You’ve probably heard this parable before. Some of you know it very well. It is probably Jesus’ most widely known and most loved parable. Most people know it as the Parable of the Prodigal Son, but I like to call it the parable of the lost sons because it connects it to the two “lost” parables that come before it, and also because it calls our attention to the fact that there are two sons in this parable, each of whom are lost in their own way.
First there is the son who left. He went to his father and demanded his inheritance ahead of time, essentially treating his father as though he was already dead. This son took his share of the family estate and left town. He traveled to a distant country, where he would be free from the expectations of his family and his community. He would be free from his responsibilities to others. And there in that distant country, he squandered all that money away on “dissolute living.” He spent it all in wasteful and extravagant and immoral ways. His father was so gracious in giving him that money, and he wasted it all chasing momentary pleasures. We don’t get the specifics, but you can probably imagine – though, again, I don’t recommend spending too much time thinking about it.
Just when the money ran out, the economy tanked. A famine plagued the land. This son went to work for a Gentile employer, caring for his pigs. Now many of us are blessed to know and love some hog farmers. Many of us know them as wonderful people. Some of us even consider them to be workers of minor miracles, because they take grain and slop and turn it into bacon! But for Jewish people, pigs were filthy, unclean animals. As this Jewish son worked these hogs, so desperate and hungry that he drooled over the pigs’ food, it represented rock bottom.
At this point Jesus says this son “came to himself.” He realized his need to return to his father. So he headed home, hoping to at least get hired on as one of his father’s workers. Off he went, rehearsing his apology speech all the way home.

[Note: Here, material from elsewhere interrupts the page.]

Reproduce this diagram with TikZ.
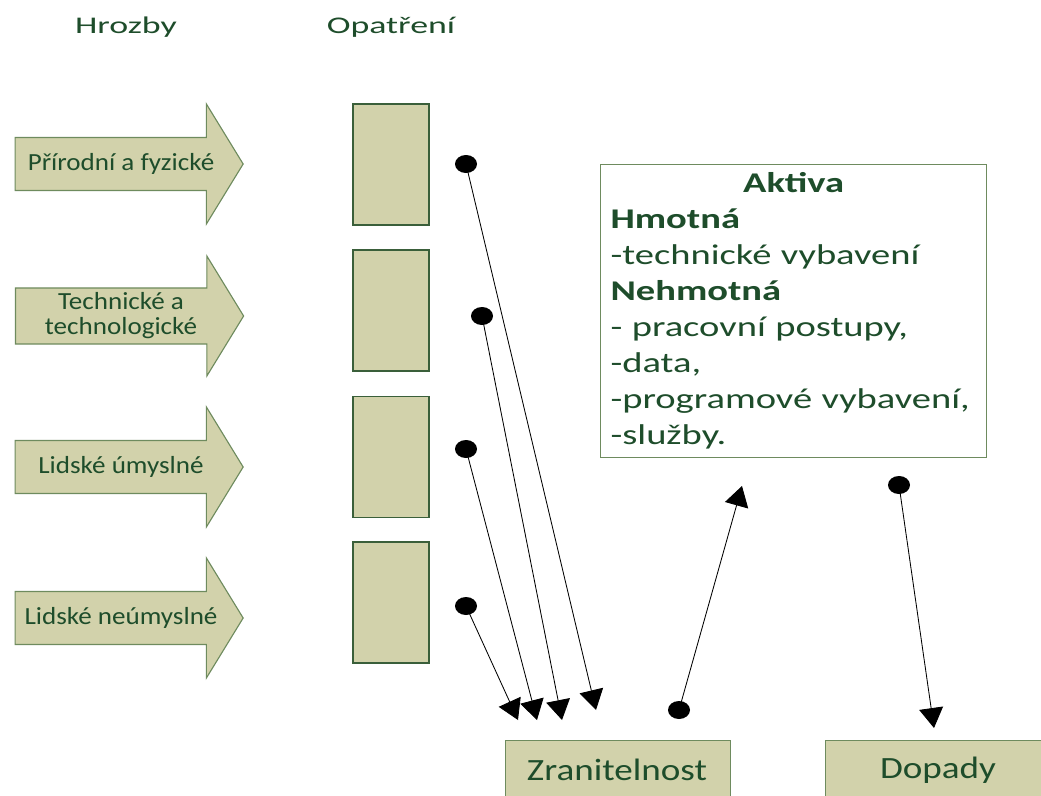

And here is where things get really interesting. You see, the father had been watching for his son. The father had been staring out at the horizon, hoping and praying for the day his son would come home. And then it happened! He saw him! Then come the six most wonderful words in the whole parable: “while he was still far off….” Yes, the son had “come to himself,” yes, the son had turned away from his sinful lifestyle, yes, the son had repented in the truest sense – he had turned around and come home – but he wasn’t there yet! While he was still far off, the father was filled with compassion! While he was still far off, the father ran to him! While he was still far off, the father found him. And when he did, he put his arms around him and kissed him. The son made his confession. He said he wasn’t worthy to be called his son. But before he could offer himself as a servant, as an employee, his father was already clothing him in the best robe, placing the family ring on his finger and putting new sandals on his feet. This dad didn’t want another employee. He wanted his son. And now that he was home, it was time to fire up the barbecue and the band and have a party.
But there was another son too. This son never left home. He was faithful and loyal and obedient. He didn’t waste his inheritance. He didn’t head off to Daytona Beach to blow his dad’s money on a wild and wooly spring break like his kid brother did. But make no mistake about it. He was lost too.

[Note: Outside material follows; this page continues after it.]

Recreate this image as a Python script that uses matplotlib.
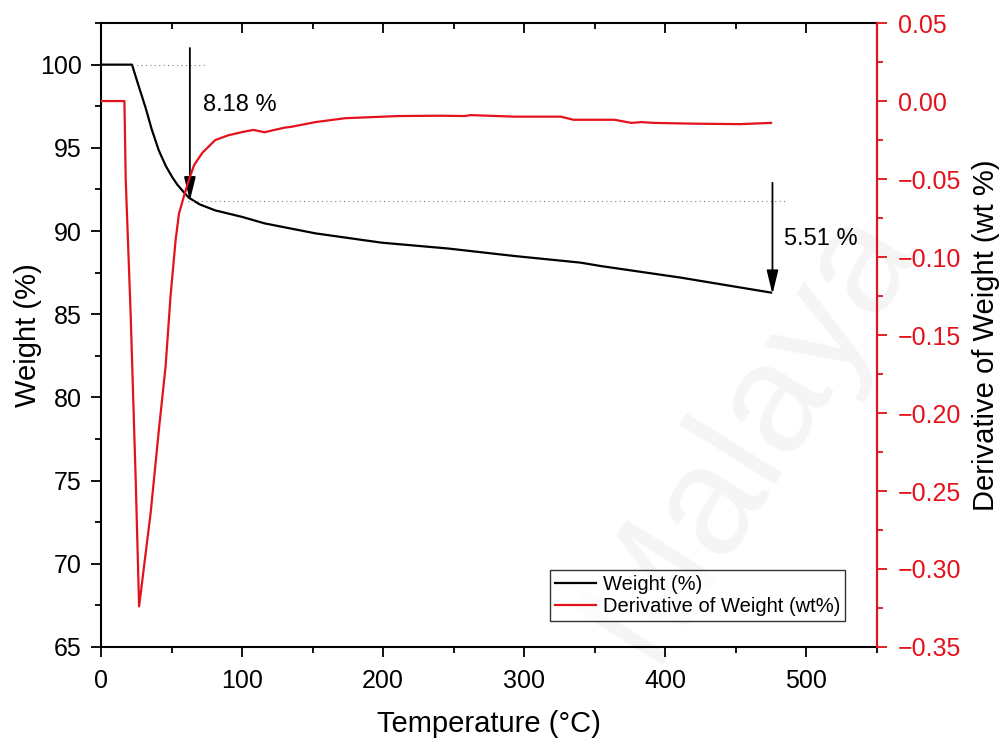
import matplotlib
matplotlib.use("Agg")
import matplotlib.pyplot as plt
from matplotlib.ticker import MultipleLocator, FuncFormatter

plt.rcParams['font.family'] = ['Liberation Sans', 'DejaVu Sans']
plt.rcParams['axes.unicode_minus'] = True

# TGA curve (weight %)
temp_w = [0, 22, 26, 31.5, 36, 41, 46, 50.5, 54, 57.6, 62.3, 70, 81, 100, 116,
          152, 199, 246, 293, 340, 354, 411, 475]
weight = [100, 100, 98.9, 97.44, 96.1, 94.84, 93.9, 93.24, 92.8, 92.44, 92.0,
          91.6, 91.24, 90.85, 90.46, 89.86, 89.3, 88.95, 88.5, 88.1, 87.9,
          87.2, 86.3]

# DTG curve (derivative of weight)
temp_d = [0, 16.6, 17.5, 21, 24.6, 27, 35.2, 41, 45.8, 49.3, 52.9, 55.3,
          58.8, 62.3, 66, 72, 81, 90, 100, 108, 116, 123, 130.5, 135, 152,
          173, 211, 240, 258, 262, 293, 326, 335, 354, 364, 376, 383, 392,
          420, 453, 475]
deriv = [0, 0, -0.05, -0.136, -0.243, -0.324, -0.264, -0.211, -0.17, -0.125,
         -0.089, -0.072, -0.061, -0.0506, -0.041, -0.033, -0.025, -0.022,
         -0.0199, -0.0185, -0.020, -0.0185, -0.017, -0.0165, -0.0135, -0.011,
         -0.0096, -0.0094, -0.0096, -0.0090, -0.010, -0.010, -0.012, -0.012,
         -0.012, -0.014, -0.0135, -0.014, -0.0145, -0.0148, -0.014]

# mass loss steps
step_temps = [63, 476]
step_levels = [100, 91.82, 86.31]
step_labels = ["8.18 %", "5.51 %"]

red = '#e3121b'

fig = plt.figure(figsize=(10.05, 7.44), dpi=100)
ax = fig.add_axes([0.1005, 0.1304, 0.772, 0.8386])
ax.set_facecolor('none')

# faint watermark behind everything
fig.text(0.745, 0.42, "Malaya", rotation=58, fontsize=112, color='#f5f5f5',
         ha='center', va='center', zorder=-5)

l1, = ax.plot(temp_w, weight, color='black', lw=1.6, label='Weight (%)')

# dotted reference lines
ax.plot([22, 74], [step_levels[0]] * 2, ls=(0, (1, 3)), color='gray', lw=0.8)
ax.plot([62, 485], [step_levels[1]] * 2, ls=(0, (1, 3)), color='gray', lw=0.8)

# arrows
astyle = '-|>,head_length=0.9,head_width=0.22'
ax.annotate('', xy=(step_temps[0], step_levels[1]), xytext=(step_temps[0], 101.0),
            arrowprops=dict(arrowstyle=astyle, color='black', lw=1.3,
                            mutation_scale=16, shrinkA=0, shrinkB=0))
ax.annotate('', xy=(step_temps[1], step_levels[2] - 0.1), xytext=(step_temps[1], 92.9),
            arrowprops=dict(arrowstyle=astyle, color='black', lw=1.3,
                            mutation_scale=16, shrinkA=0, shrinkB=0))
ax.text(72, 97.6, step_labels[0], fontsize=17, va='center')
ax.text(484, 89.55, step_labels[1], fontsize=17, va='center')

ax.set_xlim(0, 550)
ax.set_ylim(65, 102.5)
ax.xaxis.set_major_locator(MultipleLocator(100))
ax.xaxis.set_minor_locator(MultipleLocator(50))
ax.yaxis.set_major_locator(MultipleLocator(5))
ax.yaxis.set_minor_locator(MultipleLocator(2.5))
ax.tick_params(axis='both', which='major', labelsize=18, length=7, width=1.3,
               direction='out', pad=7)
ax.tick_params(axis='x', which='major', pad=9)
ax.tick_params(axis='both', which='minor', length=4, width=1.3, direction='out')
ax.tick_params(axis='x', top=True, which='both')
for s in ax.spines.values():
    s.set_linewidth(1.5)
ax.set_xlabel('Temperature (°C)', fontsize=21, labelpad=12)
ax.set_ylabel('Weight (%)', fontsize=21, labelpad=-2)

# top ticks pointing inward
for t in ax.xaxis.get_major_ticks() + ax.xaxis.get_minor_ticks():
    t.tick2line.set_marker(3)

ax2 = ax.twinx()
l2, = ax2.plot(temp_d, deriv, color=red, lw=1.6, label='Derivative of Weight (wt%)')
ax2.set_ylim(-0.35, 0.05)
ax2.yaxis.set_major_locator(MultipleLocator(0.05))
ax2.yaxis.set_minor_locator(MultipleLocator(0.025))
ax2.yaxis.set_major_formatter(
    FuncFormatter(lambda v, p: f"{v:.2f}".replace("-", "\u2212")
                  if round(v, 3) != 0 else "0.00"))
ax2.tick_params(axis='y', which='major', labelsize=18, length=7, width=1.3,
                colors=red, direction='out', pad=8)
ax2.tick_params(axis='y', which='minor', length=4, width=1.3, colors=red,
                direction='out')
ax2.spines['right'].set_color(red)
ax2.spines['right'].set_linewidth(1.5)
for k in ['left', 'top', 'bottom']:
    ax2.spines[k].set_visible(False)
ax2.set_ylabel('Derivative of Weight (wt %)', fontsize=21, color='black',
               labelpad=8)

leg = ax2.legend([l1, l2], [l1.get_label(), l2.get_label()], loc='lower right',
                 bbox_to_anchor=(0.959, 0.042), borderaxespad=0, fontsize=14.5,
                 frameon=True, fancybox=False, edgecolor='black',
                 handlelength=2.0, borderpad=0.25, labelspacing=0.15,
                 handletextpad=0.35)
leg.get_frame().set_linewidth(1.0)

fig.savefig('out.png', dpi=100)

This older brother saw his younger brother being welcomed back into the family with a big party and he became angry. “I’ve been faithful! I’ve been good! I never left! I never disobeyed you! Where’s my party?” This son was lost in a haze of resentment. He was lost in a fog of self-righteousness. He was lost in that he couldn’t find his way into the joy his father was experiencing. He couldn’t even call his brother his brother. Instead he said to his father, “This son of yours…”
But here’s another amazing thing: the father blesses this son too! Even in the midst of this son’s anger, his resentment, his self-righteousness, the father says to him, “Son, you are always with me, and all that is mine is yours.” What a gracious thing for a father to say to a pouting son! “You are always with me, and all that is mine is yours.” Then the father explains why he has thrown this party. “We had to celebrate,” he says, “for this brother of yours was dead and has come to life, he was lost and has been found.”
I think the meaning of the parable would have been pretty obvious to the Pharisees who were grumbling about Jesus’ little dinner parties with sinners. Those sinners were like the younger son who had come to himself. They had hit rock bottom spiritually and morally and now they were stumbling towards home. While they were still far off, Jesus had gone to meet them. They had been welcomed back as God’s children, and now it was time to celebrate.
Likewise, the Pharisees probably understood very well that Jesus was casting them as the older son. Jesus was suggesting that they were grumbling because, in their own way, they were lost too. They couldn’t let go of their anger, their resentment, their self-righteousness. They couldn’t let go of their disgust and see these sinners as their brothers who had come home.
Jesus used this parable to describe his ministry to them. He had come to reach out to the lost, even while they were still far off. He had come to bring them home to God. But he had an invitation for the Pharisees too: Stop grumbling and join the party!
Where we find ourselves in this parable is perhaps a little more complicated.
Sometimes we are the younger son. We take the grace God has given us and we squander it. We come here on Sunday mornings to get our share of the inheritance, and then we spend Monday through Saturday living in wasteful and extravagant and immoral ways, chasing momentary pleasures. Instead of seeking to faithfully serve our loving Father, we go our own way and serve ourselves, thinking we’ve found freedom when we’ve really found a bondage of our own making. We try to live by our own rules until we’re so filthy and hungry that we start to long for home.
Other times we are the older son. We take a little too much pride in our supposed faithfulness, our supposed obedience. In our self-righteousness we look down our noses at those whose sins are more public and scandalous, refusing to acknowledge them as our brothers and sisters, refusing to share in God’s joy when they come home.
There’s more than one way to get lost, and we seem determined to try them all at one time or another. The good news is that this parable isn’t just about two lost sons, it is about a loving Father. In this parable, Jesus reveals the will of our Heavenly Father towards us. Even while we are still far off, God comes to us. Even while we are still far off, God is full of compassion and love towards us. As we turn to him, God welcomes us home with joy, clothing us not as mere servants, but as beloved sons and daughters. And when we grumble and are resentful and insist on stewing in our own self-righteousness, even then God says to us, “You are always with me, and whatever is mine is yours.” God invites us to celebrate his work in the world and to share in his joy.
We continue to get lost, but thankfully Jesus continues to eat with sinners. He eats with us today, renewing us in his forgiveness and making us his companions, his friends. Because of him, we can always come home. Thanks be to God. Amen.